** begin **

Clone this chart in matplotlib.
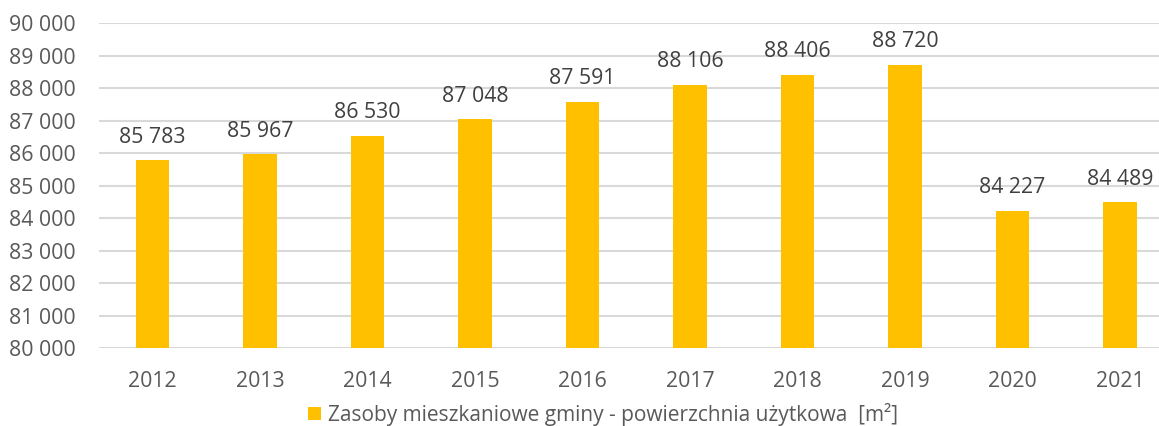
import matplotlib
matplotlib.use('Agg')
from matplotlib import pyplot as plt
from matplotlib.patches import Patch
from matplotlib.ticker import FuncFormatter

years = ['2012', '2013', '2014', '2015', '2016', '2017', '2018', '2019', '2020', '2021']
values = [85783, 85967, 86530, 87048, 87591, 88106, 88406, 88720, 84227, 84489]
y_ticks = [80000, 81000, 82000, 83000, 84000, 85000, 86000, 87000, 88000, 89000, 90000]
series_name = 'Zasoby mieszkaniowe gminy - powierzchnia użytkowa  [m²]'

bar_color = '#FFC000'
grid_color = '#D9D9D9'
text_color = '#595959'
label_color = '#404040'

plt.rcParams['font.family'] = ['Open Sans', 'DejaVu Sans']


def fmt(v):
    # thousands separated with a space, like the original
    return '{:,}'.format(int(v)).replace(',', ' ')


fig = plt.figure(figsize=(11.59, 4.26), dpi=100)
ax = fig.add_axes([98.75 / 1159, 1 - 348.3 / 426, 1 - 98.75 / 1159, (348.3 - 23.3) / 426])

x = list(range(len(years)))
ax.bar(x, values, width=0.315, color=bar_color, zorder=3)

for xi, v in zip(x, values):
    ax.annotate(fmt(v), (xi, v), xytext=(0, 12.7), textcoords='offset points',
                ha='center', va='baseline', fontsize=15.3, color=label_color)

ax.set_xlim(-0.5, (1159 - 98.75) / 107.5 - 0.5)
ax.set_ylim(80000, 90000)
ax.set_yticks(y_ticks)
ax.yaxis.set_major_formatter(FuncFormatter(lambda v, p: fmt(v)))
ax.set_xticks(x)
ax.set_xticklabels(years)
ax.tick_params(axis='y', length=0, pad=16.4, labelsize=15.3, labelcolor=text_color)
ax.tick_params(axis='x', length=0, pad=16, labelsize=15.3, labelcolor=text_color)
ax.grid(axis='y', color=grid_color, linewidth=1.5, zorder=0)
for s in ax.spines.values():
    s.set_visible(False)

handle = Patch(facecolor=bar_color, edgecolor='none')
ax.legend([handle], [series_name], loc='center', bbox_to_anchor=(603 / 1159, 1 - 414 / 426),
          bbox_transform=fig.transFigure, frameon=False, fontsize=15,
          labelcolor=text_color, handlelength=0.6, handleheight=0.6, handletextpad=0.35,
          borderpad=0, borderaxespad=0)

fig.savefig('out.png', dpi=100)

** end **

**Problem requirements**
Your task is to reproduce exactly the lines from the start of the data above through the line containing "ax.bar(x, values, width=0.315, color=bar_color, zorder=3)", leaving every picture out.

**Complete output**
Clone this chart in matplotlib.
import matplotlib
matplotlib.use('Agg')
from matplotlib import pyplot as plt
from matplotlib.patches import Patch
from matplotlib.ticker import FuncFormatter

years = ['2012', '2013', '2014', '2015', '2016', '2017', '2018', '2019', '2020', '2021']
values = [85783, 85967, 86530, 87048, 87591, 88106, 88406, 88720, 84227, 84489]
y_ticks = [80000, 81000, 82000, 83000, 84000, 85000, 86000, 87000, 88000, 89000, 90000]
series_name = 'Zasoby mieszkaniowe gminy - powierzchnia użytkowa  [m²]'

bar_color = '#FFC000'
grid_color = '#D9D9D9'
text_color = '#595959'
label_color = '#404040'

plt.rcParams['font.family'] = ['Open Sans', 'DejaVu Sans']


def fmt(v):
    # thousands separated with a space, like the original
    return '{:,}'.format(int(v)).replace(',', ' ')


fig = plt.figure(figsize=(11.59, 4.26), dpi=100)
ax = fig.add_axes([98.75 / 1159, 1 - 348.3 / 426, 1 - 98.75 / 1159, (348.3 - 23.3) / 426])

x = list(range(len(years)))
ax.bar(x, values, width=0.315, color=bar_color, zorder=3)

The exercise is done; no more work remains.